Transcribe every line from the top down to the line with "import plotly.graph_objects as go", both ends included, but not the pictures.
## begin EXERCISE MATERIAL
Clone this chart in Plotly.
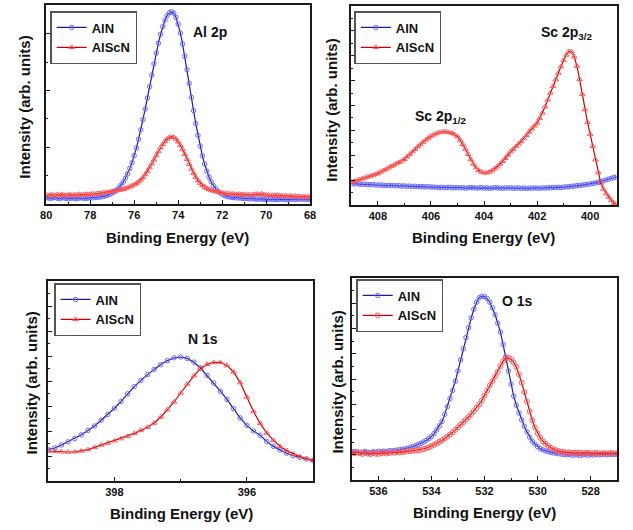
import numpy as np
import plotly.graph_objects as go

# ---------------- data (intensity in arbitrary units, 0-100 of frame height) ----------------
AL2P_RANGE = (80.0, 68.0)
AL2P_AlN = [3.2, 3.0, 2.8, 3.1, 3.3, 2.9, 2.7, 3.0, 3.2, 2.8, 2.6, 2.9, 3.1, 2.8, 2.7, 3.0, 3.1, 2.9, 2.8, 3.0,
            3.2, 3.1, 3.3, 3.4, 3.5, 3.6, 3.8,
            4.2, 4.5, 4.9, 5.5, 6.2, 7.0, 8.1, 9.4, 11.0, 12.9, 15.1, 17.9, 20.8, 24.3, 28.2, 32.6, 37.3, 42.4,
            47.7, 53.3, 59.0, 64.8, 70.4, 75.8, 80.8, 85.3, 89.2, 92.4, 94.7, 96.1,
            96.6,
            95.9, 93.8, 90.4, 85.9, 80.5, 74.2, 67.5, 60.6, 53.6, 46.9, 40.4, 34.5, 29.1, 24.2, 20.1, 16.5, 13.6,
            11.2, 9.3, 7.7, 6.5, 5.6, 4.9, 4.3, 3.9,
            3.6, 3.4, 3.3, 3.2, 3.0, 3.1, 2.9, 2.8, 2.9, 2.7, 2.6, 2.8, 2.5, 2.4, 2.6, 2.5, 2.3, 2.4, 2.2, 2.5,
            2.3, 2.4, 2.2, 2.3, 2.5, 2.4, 2.2, 2.3, 2.4, 2.5, 2.3, 2.4, 2.6, 2.4, 2.5, 2.3, 2.4, 2.5]
AL2P_AlScN = [4.6, 4.3, 4.8, 4.5, 4.2, 4.7, 4.4, 4.9, 4.5, 4.3, 4.6, 4.8, 4.4, 4.7, 4.5, 4.9, 4.6, 4.8, 5.0, 4.7,
              4.9, 5.1, 5.0, 5.2, 5.3, 5.5,
              5.6, 5.8, 5.9, 6.1, 6.3, 6.5, 6.7, 6.9, 7.1, 7.4, 7.8, 8.2, 8.7, 9.2, 9.7, 10.4, 11.2, 12.2, 13.4,
              14.8, 16.4, 18.3, 20.2, 22.2, 24.3, 26.4, 28.3, 30.0, 31.5, 32.7, 33.5,
              33.8,
              33.5, 32.7, 31.3, 29.5, 27.4, 25.0, 22.5, 20.0, 17.6, 15.4, 13.5, 11.8, 10.5, 9.4, 8.6, 7.9, 7.4,
              7.0, 6.6, 6.3, 6.0, 5.8, 5.6, 5.5, 5.3,
              5.2, 5.0, 5.1, 4.9, 4.8, 5.0, 4.7, 4.9, 4.6, 4.8, 4.5, 4.7, 4.9, 5.0, 4.8, 5.1, 4.7, 4.5, 4.6, 4.3,
              4.4, 4.2, 4.5, 4.1, 4.3, 4.0, 4.2, 3.9, 4.1, 3.8, 4.0, 3.7, 3.9, 3.6, 3.8, 3.7, 3.5, 3.7]

SC2P_RANGE = (409.0, 399.0)
SC2P_AlN = [10.8, 10.6, 10.7, 10.5, 10.4, 10.5, 10.3, 10.2, 10.3, 10.1, 10.0, 10.1, 9.9, 9.8, 9.9, 9.7, 9.8,
            9.6, 9.7, 9.5, 9.6, 9.4, 9.5, 9.3, 9.4, 9.2, 9.3, 9.2, 9.1, 9.2, 9.0,
            9.0, 8.9, 8.8, 8.9, 8.7, 8.8, 8.9, 8.6, 8.7, 8.8, 8.6, 8.7, 8.5, 8.6, 8.8, 8.7, 8.5, 8.6, 8.7, 8.5,
            8.6, 8.4, 8.5, 8.7, 8.6, 8.5, 8.4, 8.6, 8.5, 8.7, 8.4, 8.5, 8.6, 8.4, 8.5, 8.3, 8.5, 8.4, 8.6, 8.5,
            8.4, 8.6, 8.5, 8.7, 8.6, 8.8, 8.7, 8.9, 8.8, 9.0,
            9.1, 9.2, 9.4, 9.5, 9.7, 9.8, 10.0, 10.2, 10.4, 10.6, 10.8, 11.1, 11.4, 11.8, 12.2, 12.6, 13.0,
            13.4, 13.8, 14.2]
SC2P_AlScN = [11.5, 11.9, 12.3, 12.8, 13.2, 13.6, 14.1, 14.5, 15.0, 15.4,
              15.9, 16.6, 17.3, 18.0, 18.7, 19.4, 20.1, 20.8, 21.5, 22.2,
              23.0, 24.2, 25.5, 26.8, 28.0, 29.3, 30.4, 31.6, 32.7, 33.7,
              34.7, 35.3, 35.9, 36.4, 36.7, 36.9, 36.8, 36.5, 36.1, 35.4,
              34.4, 32.6, 30.5, 28.1, 25.5, 22.9, 20.6, 18.8, 17.4, 16.6,
              16.2, 16.2, 16.6, 17.3, 18.2, 19.3, 20.6, 22.0, 23.5, 25.1,
              26.8, 28.1, 29.4, 30.7, 32.0, 33.4, 35.0, 36.7, 38.3, 39.8,
              41.2, 43.6, 46.3, 49.4, 52.8, 56.3, 59.7, 63.0, 66.3, 69.6,
              72.6, 75.4, 77.2, 77.0, 74.5, 69.8, 63.2, 55.6, 48.0, 41.5,
              35.6, 29.5, 22.8, 16.4, 11.0, 8.0, 5.8, 4.0, 2.4, 0.9,
              0.0]

N1S_RANGE = (399.0, 395.0)
N1S_AlN = [15.8, 16.5, 18.0, 19.6, 21.2, 23.1, 25.3, 27.5, 30.4, 33.3,
           36.4, 39.8, 43.6, 47.2, 50.3, 53.2, 55.8, 58.2, 60.2, 61.6,
           62.0, 61.3, 59.4, 56.5, 52.8, 49.0, 44.9, 40.8, 36.2, 31.5,
           27.8, 25.0, 22.9, 19.8, 17.3, 15.5, 13.9, 12.6, 11.8, 11.0,
           10.3]
N1S_AlScN = [15.0, 14.8, 14.6, 14.5, 14.6, 15.0, 15.7, 16.8, 18.0, 19.0,
             20.1, 21.2, 22.4, 23.8, 25.3, 26.9, 29.0, 32.0, 35.6, 39.5,
             44.0, 48.5, 52.6, 56.2, 58.3, 59.3, 59.3, 57.8, 54.5, 49.2,
             42.0, 34.8, 28.8, 24.0, 20.3, 17.4, 15.2, 13.6, 12.2, 11.2,
             10.3]

O1S_RANGE = (537.0, 527.0)
O1S_AlN = [13.9, 14.2, 13.8, 13.5, 13.9, 14.1, 13.7, 13.6, 14.0, 13.8, 14.2, 14.0, 14.3, 14.1, 14.5, 14.4,
           14.6, 14.8, 15.0, 15.2, 15.4, 15.7, 16.1, 16.5, 17.0, 17.5, 18.1, 18.8, 19.6, 20.5, 21.5,
           23.0, 24.8, 26.8, 29.0, 32.5, 36.4, 40.3, 44.3, 48.9, 54.0, 59.5, 65.0, 70.5, 75.5, 80.3,
           84.5, 88.0, 90.2, 91.0, 90.8, 89.8, 88.0, 85.3, 81.8, 77.6, 73.2, 67.2, 61.0, 54.0, 47.5,
           41.5, 37.0, 33.2, 29.8, 26.6, 23.8, 21.2, 19.2, 17.8, 16.5, 15.5, 14.9, 14.4, 14.0, 13.7,
           13.4, 13.2, 13.0, 12.8, 12.7,
           12.5, 12.6, 12.3, 12.4, 12.5, 12.2, 12.4, 12.6, 12.3, 12.5, 12.4, 12.7, 12.5, 12.6, 12.8,
           12.5, 12.7, 12.6, 12.8, 12.7]
O1S_AlScN = [13.6, 13.3, 13.8, 13.2, 12.9, 13.4, 13.1, 12.8, 13.3, 13.0, 12.9, 13.2, 13.5, 13.1, 13.4, 13.6,
             13.5, 13.8, 13.6, 13.9, 14.0, 14.2, 14.3, 14.5, 14.6, 14.8, 15.0, 15.3, 15.7, 16.2, 16.8,
             17.4, 18.1, 18.9, 19.7, 20.6, 21.5, 22.5, 23.6, 24.8, 26.0, 27.3, 28.6, 29.9, 31.2, 32.6,
             34.1, 35.7, 37.5, 39.4, 41.8, 44.3, 46.8, 49.0, 51.3, 53.5, 56.4, 58.8, 60.2, 60.5, 59.8,
             58.2, 56.0, 52.3, 48.2, 43.5, 38.8, 34.0, 29.6, 26.0, 23.2, 21.0, 19.2, 17.9, 16.8, 15.9,
             15.2, 14.7, 14.3, 14.0, 13.8,
             13.6, 13.7, 13.4, 13.5, 13.3, 13.6, 13.2, 13.4, 13.5, 13.1, 13.3, 13.4, 13.2, 13.0, 13.3,
             13.1, 13.2, 13.4, 13.0, 13.2]

SERIES_NAMES = ["AlN", "AlScN"]
PEAK_LABELS = ["Al 2p", "Sc 2p<sub>1/2</sub>", "Sc 2p<sub>3/2</sub>", "N 1s", "O 1s"]
X_TITLE = "Binding Energy (eV)"
Y_TITLE = "Intensity (arb. units)"
STEP = 0.1


def energy_grid(rng, values):
    n = int(round((rng[0] - rng[1]) / STEP)) + 1
    assert len(values) == n, (rng, len(values), n)
    return np.round(np.linspace(rng[0], rng[1], n), 2)


# ---------------- layout geometry (pixels) ----------------
W, H = 633, 530
FONT = "Liberation Sans, Arial, sans-serif"
BLUE_LINE, BLUE_MARK = "#1c1c9a", "#6a6aff"
RED_LINE, RED_MARK = "#c80000", "#ff5a5a"
FRAME = "#1a1a1a"

# (left, right, top, bottom) of each frame in pixels
BOXES = [(41, 310, 5, 204), (352, 622.5, 6, 205), (43, 313, 281, 481), (352.5, 623, 278, 480)]
PANELS = [
    (AL2P_RANGE, AL2P_AlN, AL2P_AlScN, "triangle-up-open", 28.5),
    (SC2P_RANGE, SC2P_AlN, SC2P_AlScN, "triangle-up-open", 12.5),
    (N1S_RANGE, N1S_AlN, N1S_AlScN, "triangle-up-open", 12.5),
    (O1S_RANGE, O1S_AlN, O1S_AlScN, "circle-open", 12.5),
]
LEGEND_POS = [(45, 11), (355, 11), (49, 283), (357, 279)]


def px(x):
    return x / W


def py(y):
    return 1 - y / H


fig = go.Figure()
layout = dict(width=W, height=H, margin=dict(l=0, r=0, t=0, b=0),
              paper_bgcolor="white", plot_bgcolor="white",
              font=dict(family=FONT, color="#111"), showlegend=True)

for i, (rng, aln, alscn, red_sym, ytick) in enumerate(PANELS):
    k = "" if i == 0 else str(i + 1)
    leg = "legend" if i == 0 else "legend" + str(i + 1)
    E = energy_grid(rng, aln)
    E2 = energy_grid(rng, alscn)
    fig.add_trace(go.Scatter(x=E, y=aln, mode="lines+markers", name=SERIES_NAMES[0],
                             xaxis="x" + k, yaxis="y" + k, legend=leg,
                             line=dict(color=BLUE_LINE, width=1.2),
                             marker=dict(symbol="circle-open", size=4.5, color=BLUE_MARK,
                                         line=dict(width=1))))
    fig.add_trace(go.Scatter(x=E2, y=alscn, mode="lines+markers", name=SERIES_NAMES[1],
                             xaxis="x" + k, yaxis="y" + k, legend=leg,
                             line=dict(color=RED_LINE, width=1.2),
                             marker=dict(symbol=red_sym, size=5, color=RED_MARK,
                                         line=dict(width=1))))
    l, r, t, b = BOXES[i]
    layout["xaxis" + k] = dict(domain=[px(l), px(r)], range=list(rng), anchor="y" + k,
                               showline=True, linecolor=FRAME, linewidth=1.5, mirror=True,
                               showgrid=False, zeroline=False,
                               ticks="inside", ticklen=4, tickwidth=1, tickcolor=FRAME,
                               tick0=396 if i == 2 else 400, dtick=2,
                               minor=dict(ticks="inside", ticklen=2, dtick=1, tickcolor=FRAME),
                               tickfont=dict(size=11, weight="bold", color="#111"))
    layout["yaxis" + k] = dict(domain=[py(b), py(t)], range=[0, 100], anchor="x" + k,
                               showline=True, linecolor=FRAME, linewidth=1.5, mirror=True,
                               showgrid=False, zeroline=False, showticklabels=False,
                               ticks="inside", ticklen=4, tickwidth=1, tickcolor=FRAME,
                               tick0=0, dtick=ytick,
                               minor=dict(ticks="inside", ticklen=2, dtick=ytick / 2, tickcolor=FRAME))
    lx, ly = LEGEND_POS[i]
    layout[leg] = dict(x=px(lx), y=py(ly), xanchor="left", yanchor="top",
                       bgcolor="white", bordercolor="#555", borderwidth=1.5,
                       font=dict(size=13, weight="bold", color="#111"),
                       tracegroupgap=0, itemwidth=30)

ann = []
# y-axis titles
for (x, y) in [(18, 107), (332, 110), (25, 383), (337, 382)]:
    ann.append(dict(x=px(x), y=py(y), xref="paper", yref="paper", text="<b>" + Y_TITLE + "</b>",
                    xanchor="center", yanchor="middle",
                    textangle=-90, showarrow=False, font=dict(size=15, color="#111")))
# x-axis titles
for (x, y) in [(175, 237), (487, 237), (179, 513), (488, 512)]:
    ann.append(dict(x=px(x), y=py(y), xref="paper", yref="paper", text="<b>" + X_TITLE + "</b>",
                    xanchor="center", yanchor="middle",
                    showarrow=False, font=dict(size=15, color="#111")))
# peak labels
for text, (x, y) in zip(PEAK_LABELS, [(208, 32), (443, 117), (572, 33), (201, 339), (521, 301)]):
    ann.append(dict(x=px(x), y=py(y), xref="paper", yref="paper", text="<b>" + text + "</b>",
                    xanchor="center", yanchor="middle",
                    showarrow=False, font=dict(size=14, color="#111")))
layout["annotations"] = ann

fig.update_layout(**layout)
fig.write_html("out.html", config={"displayModeBar": False},
               post_script="document.body.style.margin='0';")
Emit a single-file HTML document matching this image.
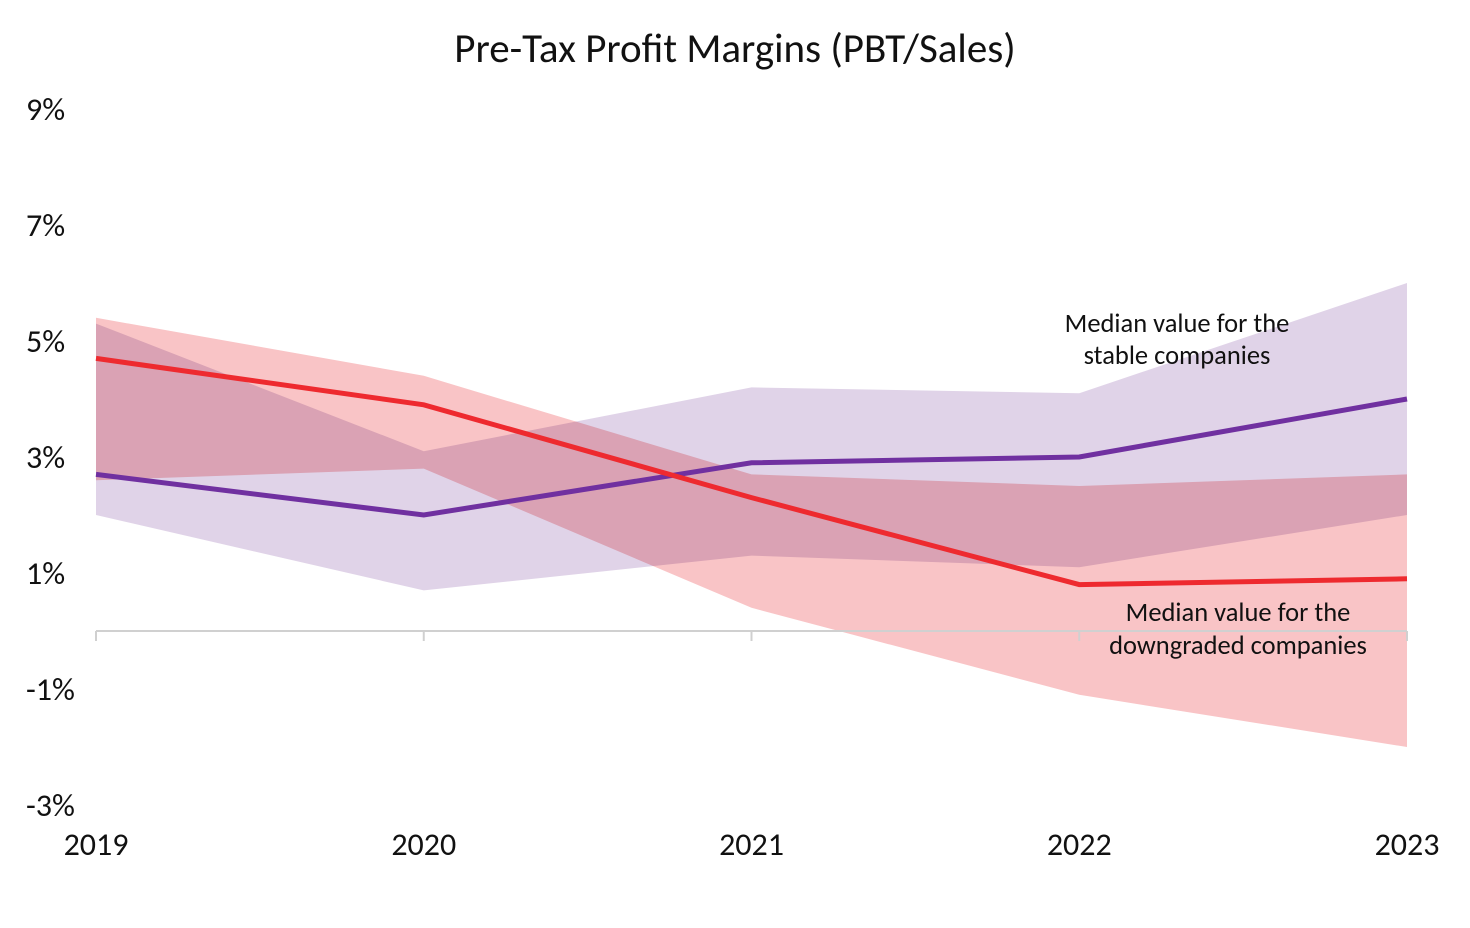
<!DOCTYPE html>
<html><head><meta charset="utf-8"><style>
body{margin:0;background:#fff;width:1470px;height:923px;overflow:hidden}
svg text{font-family:Carlito,"Liberation Sans",sans-serif;fill:#111}
</style></head><body>
<svg id="chart" width="1470" height="923" xmlns="http://www.w3.org/2000/svg">
<text x="735" y="62" font-size="41" text-anchor="middle">Pre-Tax Profit Margins (PBT/Sales)</text>
<g id="bands"></g><g id="axis"></g><g id="lines"></g>
<text x="1177" y="332" font-size="26.5" text-anchor="middle">Median value for the</text>
<text x="1177" y="364" font-size="26.5" text-anchor="middle">stable companies</text>
<text x="1238" y="621" font-size="26.5" text-anchor="middle">Median value for the</text>
<text x="1238" y="654" font-size="26.5" text-anchor="middle">downgraded companies</text>
</svg>
<script>
const years=['2019','2020','2021','2022','2023'];
const yTicks=[9,7,5,3,1,-1,-3];
const stableMedian=[2.7,2.0,2.9,3.0,4.0];
const stableUpper=[5.3,3.1,4.2,4.1,6.0];
const stableLower=[2.0,0.7,1.3,1.1,2.0];
const downMedian=[4.7,3.9,2.3,0.8,0.9];
const downUpper=[5.4,4.4,2.7,2.5,2.7];
const downLower=[2.6,2.8,0.4,-1.1,-2.0];
const NS='http://www.w3.org/2000/svg';
const x=i=>96+i*(1407-96)/(years.length-1);
const y=v=>631-v*58;
function mk(tag,attrs,parent){const e=document.createElementNS(NS,tag);for(const k in attrs)e.setAttribute(k,attrs[k]);document.getElementById(parent).appendChild(e);return e;}
function band(up,lo){let p=up.map((v,i)=>x(i)+','+y(v));for(let i=lo.length-1;i>=0;i--)p.push(x(i)+','+y(lo[i]));return p.join(' ');}
let b1=mk('polygon',{points:band(stableUpper,stableLower),fill:'#e0d3e8'},'bands');


let b2=mk('polygon',{points:band(downUpper,downLower),fill:'#f9c4c6',style:'mix-blend-mode:multiply'},'bands');


let ax=mk('line',{x1:96,x2:1407,y1:y(0),y2:y(0),stroke:'#d0d0d0','stroke-width':2},'axis');


years.forEach((yr,i)=>{
 let t=mk('line',{x1:x(i),x2:x(i),y1:y(0),y2:y(0)+10,stroke:'#d0d0d0','stroke-width':2},'axis');
 
 
 let l=mk('text',{x:x(i),y:855,'font-size':32,'text-anchor':'middle'},'axis');l.textContent=yr;
 
 
});
yTicks.forEach(v=>{
 let l=mk('text',{x:26,y:y(v)+11,'font-size':32},'axis');l.textContent=v+'%';
 
 
});
const pl=a=>a.map((v,i)=>x(i)+','+y(v)).join(' ');
let l1=mk('polyline',{points:pl(stableMedian),fill:'none',stroke:'#7030a0','stroke-width':5},'lines');


let l2=mk('polyline',{points:pl(downMedian),fill:'none',stroke:'#ee2a2f','stroke-width':5},'lines');


</script>
</body></html>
## end EXERCISE MATERIAL
## FINISHED ANSWER
Clone this chart in Plotly.
import numpy as np
import plotly.graph_objects as go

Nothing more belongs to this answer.